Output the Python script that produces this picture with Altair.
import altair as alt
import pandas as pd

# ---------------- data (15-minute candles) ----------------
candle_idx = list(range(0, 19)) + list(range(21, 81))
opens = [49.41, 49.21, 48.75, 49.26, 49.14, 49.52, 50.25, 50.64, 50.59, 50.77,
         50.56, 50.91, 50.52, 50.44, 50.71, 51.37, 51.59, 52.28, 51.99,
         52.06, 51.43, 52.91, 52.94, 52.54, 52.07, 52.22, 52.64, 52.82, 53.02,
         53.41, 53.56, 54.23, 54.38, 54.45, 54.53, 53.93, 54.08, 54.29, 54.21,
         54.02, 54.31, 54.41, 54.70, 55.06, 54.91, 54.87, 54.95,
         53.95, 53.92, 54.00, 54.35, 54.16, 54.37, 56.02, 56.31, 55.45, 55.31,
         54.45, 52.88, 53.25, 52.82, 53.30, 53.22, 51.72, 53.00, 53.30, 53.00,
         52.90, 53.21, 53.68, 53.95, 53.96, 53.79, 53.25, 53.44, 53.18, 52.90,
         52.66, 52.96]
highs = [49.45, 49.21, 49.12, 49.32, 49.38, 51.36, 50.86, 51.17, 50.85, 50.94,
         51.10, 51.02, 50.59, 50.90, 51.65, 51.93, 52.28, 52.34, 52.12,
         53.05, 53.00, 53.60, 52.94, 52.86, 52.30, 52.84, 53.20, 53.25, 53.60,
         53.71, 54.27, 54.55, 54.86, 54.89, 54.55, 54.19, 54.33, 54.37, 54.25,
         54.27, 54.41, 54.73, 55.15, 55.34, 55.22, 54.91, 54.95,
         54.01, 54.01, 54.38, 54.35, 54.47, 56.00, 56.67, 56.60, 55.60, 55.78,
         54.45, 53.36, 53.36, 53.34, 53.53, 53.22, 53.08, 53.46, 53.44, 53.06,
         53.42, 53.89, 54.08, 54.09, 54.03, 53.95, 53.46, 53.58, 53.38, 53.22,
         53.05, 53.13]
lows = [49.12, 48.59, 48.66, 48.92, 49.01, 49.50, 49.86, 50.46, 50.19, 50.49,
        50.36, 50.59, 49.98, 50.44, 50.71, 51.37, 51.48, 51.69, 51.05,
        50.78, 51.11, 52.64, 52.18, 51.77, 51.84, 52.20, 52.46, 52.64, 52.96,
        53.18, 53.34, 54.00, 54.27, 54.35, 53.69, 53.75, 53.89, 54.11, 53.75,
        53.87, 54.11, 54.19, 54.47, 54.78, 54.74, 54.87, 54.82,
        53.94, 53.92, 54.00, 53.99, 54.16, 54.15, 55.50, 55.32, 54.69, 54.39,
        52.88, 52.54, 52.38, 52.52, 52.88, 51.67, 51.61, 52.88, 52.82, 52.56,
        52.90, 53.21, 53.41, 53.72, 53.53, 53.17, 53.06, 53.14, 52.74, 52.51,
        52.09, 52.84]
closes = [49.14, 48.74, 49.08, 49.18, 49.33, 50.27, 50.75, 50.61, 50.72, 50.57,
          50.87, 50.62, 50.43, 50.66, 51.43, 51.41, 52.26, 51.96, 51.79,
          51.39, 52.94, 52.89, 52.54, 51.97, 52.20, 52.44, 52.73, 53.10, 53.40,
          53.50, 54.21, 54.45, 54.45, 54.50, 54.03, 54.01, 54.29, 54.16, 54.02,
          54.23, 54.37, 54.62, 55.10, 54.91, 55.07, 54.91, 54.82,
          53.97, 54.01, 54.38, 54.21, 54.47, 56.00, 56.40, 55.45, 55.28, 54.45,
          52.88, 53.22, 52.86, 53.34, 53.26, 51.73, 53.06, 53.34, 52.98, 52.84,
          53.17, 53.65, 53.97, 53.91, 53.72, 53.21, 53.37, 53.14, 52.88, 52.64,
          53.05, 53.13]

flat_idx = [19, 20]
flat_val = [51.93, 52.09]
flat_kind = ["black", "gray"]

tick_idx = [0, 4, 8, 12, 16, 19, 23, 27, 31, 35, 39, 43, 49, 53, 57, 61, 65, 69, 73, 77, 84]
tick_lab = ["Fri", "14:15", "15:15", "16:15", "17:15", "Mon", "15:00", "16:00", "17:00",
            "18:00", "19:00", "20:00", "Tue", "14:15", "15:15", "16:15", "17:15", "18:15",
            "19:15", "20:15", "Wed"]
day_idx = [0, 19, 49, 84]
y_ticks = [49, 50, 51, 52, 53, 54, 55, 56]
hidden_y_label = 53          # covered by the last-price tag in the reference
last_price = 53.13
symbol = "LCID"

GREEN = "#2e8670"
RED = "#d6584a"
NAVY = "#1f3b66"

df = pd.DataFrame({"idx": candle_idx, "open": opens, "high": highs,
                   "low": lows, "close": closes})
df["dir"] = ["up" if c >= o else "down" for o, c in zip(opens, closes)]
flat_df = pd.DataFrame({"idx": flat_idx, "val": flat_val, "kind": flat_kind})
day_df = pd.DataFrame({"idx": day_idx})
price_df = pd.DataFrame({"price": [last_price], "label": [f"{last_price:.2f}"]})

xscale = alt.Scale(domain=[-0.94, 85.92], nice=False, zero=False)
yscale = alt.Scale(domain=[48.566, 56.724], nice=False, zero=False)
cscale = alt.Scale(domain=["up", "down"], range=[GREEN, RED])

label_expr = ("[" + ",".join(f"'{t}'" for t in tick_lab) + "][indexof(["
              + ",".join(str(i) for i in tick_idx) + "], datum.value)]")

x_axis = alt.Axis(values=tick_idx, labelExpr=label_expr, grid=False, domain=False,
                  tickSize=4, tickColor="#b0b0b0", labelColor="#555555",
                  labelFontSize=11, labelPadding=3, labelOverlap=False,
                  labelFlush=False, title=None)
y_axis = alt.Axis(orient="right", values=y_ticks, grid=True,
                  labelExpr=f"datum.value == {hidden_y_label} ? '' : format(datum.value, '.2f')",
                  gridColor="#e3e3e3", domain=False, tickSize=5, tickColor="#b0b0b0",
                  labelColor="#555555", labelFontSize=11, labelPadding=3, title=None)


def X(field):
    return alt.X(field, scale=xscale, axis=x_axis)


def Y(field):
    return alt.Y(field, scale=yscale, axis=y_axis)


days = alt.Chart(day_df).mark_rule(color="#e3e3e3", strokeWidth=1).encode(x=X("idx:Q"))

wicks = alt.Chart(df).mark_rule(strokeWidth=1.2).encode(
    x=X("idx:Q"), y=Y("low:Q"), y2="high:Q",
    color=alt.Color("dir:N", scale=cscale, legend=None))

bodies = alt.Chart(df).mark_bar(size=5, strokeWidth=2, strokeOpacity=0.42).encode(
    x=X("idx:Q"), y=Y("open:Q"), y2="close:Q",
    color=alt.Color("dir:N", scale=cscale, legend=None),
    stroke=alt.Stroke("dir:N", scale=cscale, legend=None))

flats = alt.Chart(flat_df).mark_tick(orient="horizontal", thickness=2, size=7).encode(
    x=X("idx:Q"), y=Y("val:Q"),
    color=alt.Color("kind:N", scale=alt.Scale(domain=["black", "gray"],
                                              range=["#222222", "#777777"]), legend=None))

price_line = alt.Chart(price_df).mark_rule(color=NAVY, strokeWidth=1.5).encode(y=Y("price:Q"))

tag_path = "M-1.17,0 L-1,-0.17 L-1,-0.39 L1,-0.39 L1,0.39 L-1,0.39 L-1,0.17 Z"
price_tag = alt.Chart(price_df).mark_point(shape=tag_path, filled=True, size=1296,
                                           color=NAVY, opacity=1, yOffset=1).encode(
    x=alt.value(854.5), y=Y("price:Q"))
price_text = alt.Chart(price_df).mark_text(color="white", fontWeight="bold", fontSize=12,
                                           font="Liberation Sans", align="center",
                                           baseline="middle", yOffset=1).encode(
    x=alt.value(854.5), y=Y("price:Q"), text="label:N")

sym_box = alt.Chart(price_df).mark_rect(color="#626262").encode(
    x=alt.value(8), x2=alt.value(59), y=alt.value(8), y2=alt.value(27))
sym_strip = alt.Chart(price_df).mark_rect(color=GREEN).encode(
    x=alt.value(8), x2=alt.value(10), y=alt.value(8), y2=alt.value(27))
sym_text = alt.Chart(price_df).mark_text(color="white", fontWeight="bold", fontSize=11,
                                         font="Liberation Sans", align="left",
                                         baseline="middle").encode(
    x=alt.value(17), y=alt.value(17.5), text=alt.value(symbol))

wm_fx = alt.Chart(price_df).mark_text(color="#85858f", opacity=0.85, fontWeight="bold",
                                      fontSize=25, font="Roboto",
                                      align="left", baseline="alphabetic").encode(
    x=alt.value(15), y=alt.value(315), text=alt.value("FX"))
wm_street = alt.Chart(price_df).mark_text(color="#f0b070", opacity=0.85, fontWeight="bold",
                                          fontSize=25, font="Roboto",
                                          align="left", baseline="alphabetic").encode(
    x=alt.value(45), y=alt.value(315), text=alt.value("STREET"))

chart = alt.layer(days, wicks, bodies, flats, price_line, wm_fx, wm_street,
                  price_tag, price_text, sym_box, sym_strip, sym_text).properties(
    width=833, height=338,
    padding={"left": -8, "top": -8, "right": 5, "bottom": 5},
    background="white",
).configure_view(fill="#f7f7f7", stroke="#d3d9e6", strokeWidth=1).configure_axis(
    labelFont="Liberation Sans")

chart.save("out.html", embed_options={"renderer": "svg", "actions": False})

# # #

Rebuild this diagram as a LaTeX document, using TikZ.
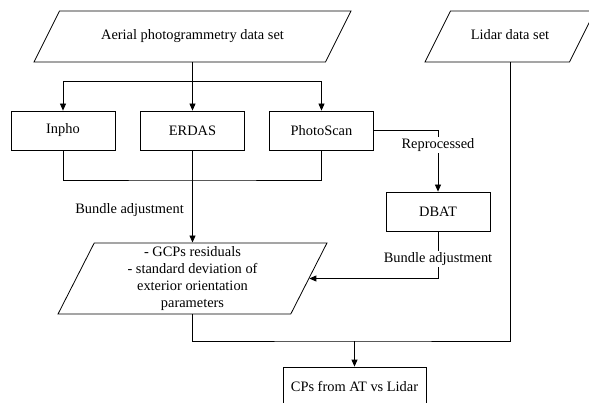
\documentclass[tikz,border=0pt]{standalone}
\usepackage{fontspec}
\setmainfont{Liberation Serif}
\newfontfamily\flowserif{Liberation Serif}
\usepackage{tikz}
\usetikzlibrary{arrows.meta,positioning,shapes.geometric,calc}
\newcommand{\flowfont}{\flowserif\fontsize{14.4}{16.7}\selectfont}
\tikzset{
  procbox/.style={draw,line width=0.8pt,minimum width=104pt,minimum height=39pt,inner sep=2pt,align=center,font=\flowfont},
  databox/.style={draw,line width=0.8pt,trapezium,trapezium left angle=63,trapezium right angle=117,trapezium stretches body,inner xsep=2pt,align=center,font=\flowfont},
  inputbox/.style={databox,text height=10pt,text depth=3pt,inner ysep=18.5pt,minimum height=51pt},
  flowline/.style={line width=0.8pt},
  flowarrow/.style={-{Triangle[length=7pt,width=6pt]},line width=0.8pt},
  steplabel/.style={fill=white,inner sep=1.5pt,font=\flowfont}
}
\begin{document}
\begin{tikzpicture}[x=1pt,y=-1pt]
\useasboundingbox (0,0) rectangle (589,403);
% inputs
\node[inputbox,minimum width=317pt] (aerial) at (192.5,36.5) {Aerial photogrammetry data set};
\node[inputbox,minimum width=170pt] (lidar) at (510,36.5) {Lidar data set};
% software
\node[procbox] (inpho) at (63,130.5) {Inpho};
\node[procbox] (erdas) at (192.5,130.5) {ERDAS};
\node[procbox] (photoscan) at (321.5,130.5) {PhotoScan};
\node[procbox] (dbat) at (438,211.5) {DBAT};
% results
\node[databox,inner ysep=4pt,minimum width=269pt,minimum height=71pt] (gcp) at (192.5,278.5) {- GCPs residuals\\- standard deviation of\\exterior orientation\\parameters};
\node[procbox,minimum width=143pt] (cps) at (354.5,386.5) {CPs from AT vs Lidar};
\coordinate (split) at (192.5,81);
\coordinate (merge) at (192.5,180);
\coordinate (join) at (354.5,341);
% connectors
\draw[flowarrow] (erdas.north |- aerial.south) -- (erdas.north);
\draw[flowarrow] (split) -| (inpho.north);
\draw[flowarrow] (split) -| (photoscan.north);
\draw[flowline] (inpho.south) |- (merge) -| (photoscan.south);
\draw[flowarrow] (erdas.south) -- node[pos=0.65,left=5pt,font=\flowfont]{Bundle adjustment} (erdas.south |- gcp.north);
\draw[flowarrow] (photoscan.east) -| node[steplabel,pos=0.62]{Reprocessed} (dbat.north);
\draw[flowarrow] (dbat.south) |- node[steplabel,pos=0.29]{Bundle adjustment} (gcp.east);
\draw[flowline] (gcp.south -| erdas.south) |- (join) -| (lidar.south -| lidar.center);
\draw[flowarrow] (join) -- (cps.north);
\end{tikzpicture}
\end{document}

# # #

**Your goal**
Exactly the lines from the one holding "Output the Python" through the one holding "import pandas as pd" should be printed, ends included.

**Response below**
Output the Python script that produces this picture with Altair.
import altair as alt
import pandas as pd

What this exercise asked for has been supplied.